> [GOAL]: Copy the first line of the entries below and every line after it through the line containing "fig = plt.figure(figsize=(7.98, 6.86), dpi=100, facecolor=bg)". Do not include pictures.
-- START OF LISTED ENTRIES --
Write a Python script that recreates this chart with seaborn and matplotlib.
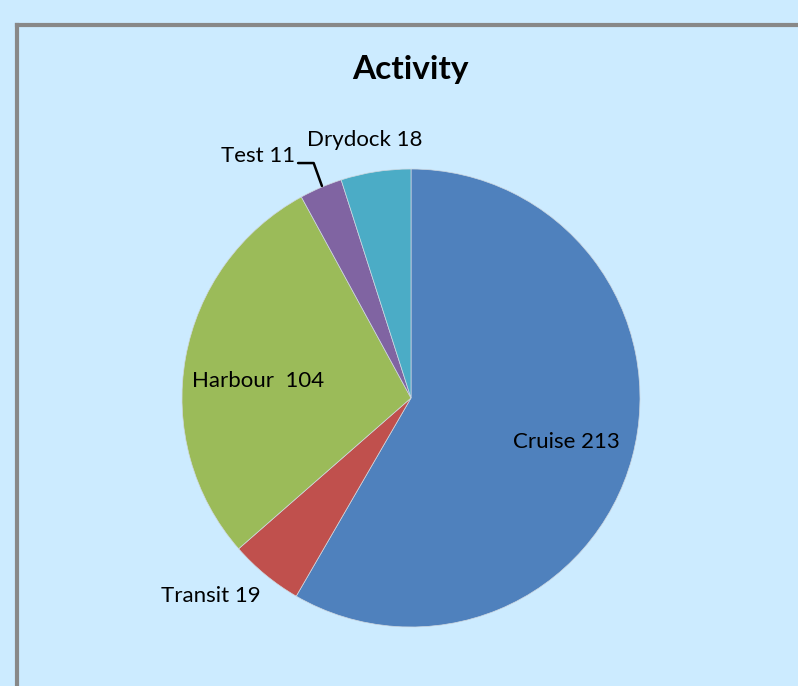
import matplotlib
matplotlib.use("Agg")
import matplotlib.pyplot as plt
import seaborn as sns

# activity breakdown (days)
activities = ["Cruise", "Transit", "Harbour", "Test", "Drydock"]
days = [213, 19, 104, 11, 18]
colors = ["#4F81BD", "#C0504D", "#9BBB59", "#8064A2", "#4BACC6"]
label_text = ["Cruise 213", "Transit 19", "Harbour  104", "Test 11", "Drydock 18"]

sns.set_style("white")
plt.rcParams["font.family"] = ["Lato", "DejaVu Sans"]

bg = "#CCEBFF"
fig = plt.figure(figsize=(7.98, 6.86), dpi=100, facecolor=bg)

# frame border (left + top visible)
frame = fig.add_axes([16.5 / 798, -0.05, 1.0, 1 - 24.5 / 686 + 0.05])
frame.set_facecolor(bg)
frame.set_xticks([])
frame.set_yticks([])
for side in ["right", "bottom"]:
    frame.spines[side].set_visible(False)
for side in ["left", "top"]:
    frame.spines[side].set_color("#888888")
    frame.spines[side].set_linewidth(3)

r = 229
cx, cy = 411, 398
ax = fig.add_axes([(cx - r) / 798, (686 - cy - r) / 686, 2 * r / 798, 2 * r / 686])
ax.set_facecolor("none")
ax.pie(days, colors=colors, startangle=90, counterclock=False, radius=1,
       wedgeprops=dict(linewidth=0.5, edgecolor="#cfd8e0"))
ax.set_xlim(-1, 1)
ax.set_ylim(-1, 1)
ax.set_aspect("equal")
ax.axis("off")

# label placement (data coords of the pie axes)
label_pos = [(0.68, -0.19), (-0.873, -0.865), (-0.668, 0.074), (-0.668, 1.057), (-0.2, 1.127)]
for txt, (x, y) in zip(label_text, label_pos):
    ax.text(x, y, txt, ha="center", va="center", fontsize=16, color="black", clip_on=False)

# leader line for the small Test slice
ax.plot([-0.493, -0.425, -0.389], [1.026, 1.026, 0.926], color="black", lw=1.8, clip_on=False)

fig.text(410 / 798, 1 - 70 / 686, "Activity", ha="center", va="center",
         fontsize=24, fontweight="bold", color="black")

fig.savefig("out.png", dpi=100, facecolor=bg)
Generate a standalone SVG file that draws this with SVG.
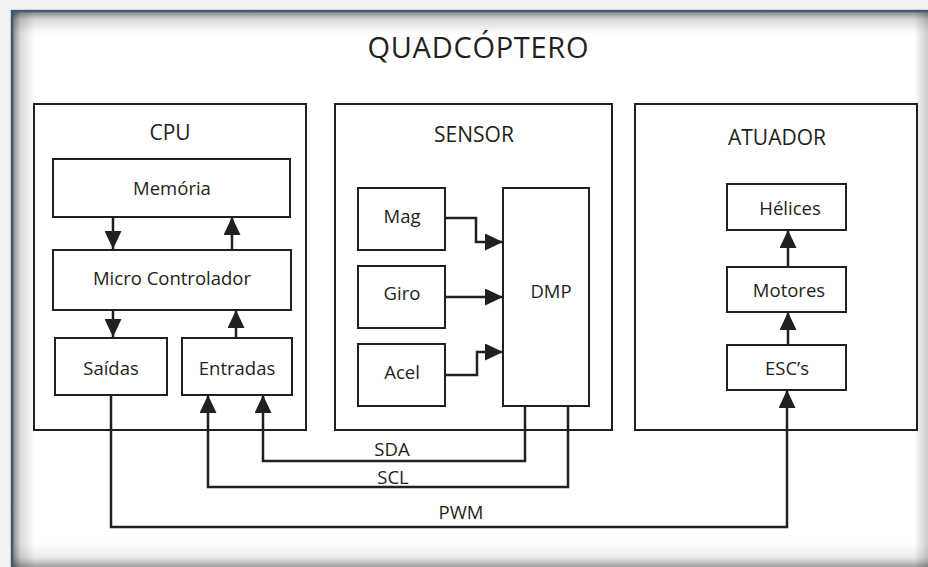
<svg xmlns="http://www.w3.org/2000/svg" width="928" height="567" viewBox="0 0 928 567">
  <defs>
    <linearGradient id="shTop" x1="0" y1="0" x2="0" y2="1">
      <stop offset="0" stop-color="#000" stop-opacity="0.45"/>
      <stop offset="0.35" stop-color="#000" stop-opacity="0.15"/>
      <stop offset="1" stop-color="#000" stop-opacity="0"/>
    </linearGradient>
    <linearGradient id="shLeft" x1="0" y1="0" x2="1" y2="0">
      <stop offset="0" stop-color="#000" stop-opacity="0.45"/>
      <stop offset="0.35" stop-color="#000" stop-opacity="0.15"/>
      <stop offset="1" stop-color="#000" stop-opacity="0"/>
    </linearGradient>
    <linearGradient id="shBottom" x1="0" y1="0" x2="0" y2="1">
      <stop offset="0" stop-color="#000" stop-opacity="0"/>
      <stop offset="0.6" stop-color="#000" stop-opacity="0.08"/>
      <stop offset="1" stop-color="#000" stop-opacity="0.38"/>
    </linearGradient>
    <linearGradient id="shRight" x1="0" y1="0" x2="1" y2="0">
      <stop offset="0" stop-color="#000" stop-opacity="0"/>
      <stop offset="1" stop-color="#000" stop-opacity="0.2"/>
    </linearGradient>
    <marker id="arrow" viewBox="0 0 18 17" refX="18" refY="8.5" markerWidth="18" markerHeight="17" markerUnits="userSpaceOnUse" orient="auto">
      <path d="M0,0 L18,8.5 L0,17 Z" fill="#231f20"/>
    </marker>
  </defs>
  <style>
    text { font-family: "Open Sans", "Liberation Sans", sans-serif; fill: #231f20; text-anchor: middle; }
    .title { font-size: 29px; }
    .head { font-size: 21px; }
    .lbl { font-size: 18.5px; }
    .box { fill: #fff; stroke: #231f20; stroke-width: 2; }
    .wire { fill: none; stroke: #231f20; stroke-width: 2.5; }
    .arr { marker-end: url(#arrow); }
  </style>

  <!-- page frame with inner shadow -->
  <rect x="0" y="0" width="928" height="567" fill="#fff"/>
  <rect x="0" y="0" width="928" height="9" fill="#f2f2f2"/>
  <rect x="0" y="0" width="10" height="567" fill="#f2f2f2"/>
  <rect x="13" y="12" width="915" height="22" fill="url(#shTop)"/>
  <rect x="13" y="12" width="22" height="555" fill="url(#shLeft)"/>
  <rect x="13" y="543" width="915" height="24" fill="url(#shBottom)"/>
  <rect x="914" y="12" width="14" height="555" fill="url(#shRight)"/>
  <path d="M12,567 V11 H928" fill="none" stroke="#3d5a76" stroke-width="2.6"/>

  <text class="title" x="478" y="58" textLength="221" lengthAdjust="spacing">QUADCÓPTERO</text>

  <!-- CPU block -->
  <g id="cpu">
    <rect class="box" x="34" y="104" width="272" height="326"/>
    <text class="head" x="170" y="140">CPU</text>
  </g>
  <g id="memoria">
    <rect class="box" x="53" y="159" width="237" height="58"/>
    <text class="lbl" x="172" y="195">Memória</text>
  </g>
  <g id="micro">
    <rect class="box" x="53" y="250" width="238" height="60"/>
    <text class="lbl" x="172" y="285">Micro Controlador</text>
  </g>
  <g id="saidas">
    <rect class="box" x="55" y="338" width="112" height="57"/>
    <text class="lbl" x="111" y="375">Saídas</text>
  </g>
  <g id="entradas">
    <rect class="box" x="182" y="338" width="110" height="57"/>
    <text class="lbl" x="237" y="375">Entradas</text>
  </g>

  <!-- SENSOR block -->
  <g id="sensor">
    <rect class="box" x="335" y="104" width="277" height="326"/>
    <text class="head" x="474" y="142">SENSOR</text>
  </g>
  <g id="mag">
    <rect class="box" x="358" y="188" width="87" height="62"/>
    <text class="lbl" x="402" y="223">Mag</text>
  </g>
  <g id="giro">
    <rect class="box" x="358" y="266" width="87" height="62"/>
    <text class="lbl" x="402" y="300">Giro</text>
  </g>
  <g id="acel">
    <rect class="box" x="358" y="344" width="87" height="62"/>
    <text class="lbl" x="402" y="379">Acel</text>
  </g>
  <g id="dmp">
    <rect class="box" x="503" y="188" width="86" height="218"/>
    <text class="lbl" x="551" y="298">DMP</text>
  </g>

  <!-- ATUADOR block -->
  <g id="atuador">
    <rect class="box" x="635" y="104" width="282" height="326"/>
    <text class="head" x="777" y="145">ATUADOR</text>
  </g>
  <g id="helices">
    <rect class="box" x="727" y="184" width="119" height="46"/>
    <text class="lbl" x="790" y="215">Hélices</text>
  </g>
  <g id="motores">
    <rect class="box" x="727" y="267" width="119" height="45"/>
    <text class="lbl" x="789" y="297">Motores</text>
  </g>
  <g id="escs">
    <rect class="box" x="727" y="345" width="119" height="45"/>
    <text class="lbl" x="787" y="375">ESC’s</text>
  </g>

  <!-- connectors -->
  <g id="connectors">
    <path class="wire arr" d="M113,217 V249"/>
    <path class="wire arr" d="M232,249 V217"/>
    <path class="wire arr" d="M113,310 V337"/>
    <path class="wire arr" d="M236,338 V310"/>

    <path class="wire arr" d="M445,218 H476 V242 H503"/>
    <path class="wire arr" d="M445,297 H503"/>
    <path class="wire arr" d="M445,375 H477 V352 H503"/>

    <path class="wire arr" d="M788,267 V230"/>
    <path class="wire arr" d="M788,345 V312"/>

    <path class="wire arr" d="M525,406 V461 H263 V395"/>
    <path class="wire arr" d="M568,406 V487 H208 V395"/>
    <path class="wire arr" d="M111,395 V527 H787 V390"/>

    <text class="lbl" x="392" y="456">SDA</text>
    <text class="lbl" x="393" y="484">SCL</text>
    <text class="lbl" x="461" y="519">PWM</text>
  </g>
</svg>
-- END OF LISTED ENTRIES --
> [EXPECTED ANSWER]:
Write a Python script that recreates this chart with seaborn and matplotlib.
import matplotlib
matplotlib.use("Agg")
import matplotlib.pyplot as plt
import seaborn as sns

# activity breakdown (days)
activities = ["Cruise", "Transit", "Harbour", "Test", "Drydock"]
days = [213, 19, 104, 11, 18]
colors = ["#4F81BD", "#C0504D", "#9BBB59", "#8064A2", "#4BACC6"]
label_text = ["Cruise 213", "Transit 19", "Harbour  104", "Test 11", "Drydock 18"]

sns.set_style("white")
plt.rcParams["font.family"] = ["Lato", "DejaVu Sans"]

bg = "#CCEBFF"
fig = plt.figure(figsize=(7.98, 6.86), dpi=100, facecolor=bg)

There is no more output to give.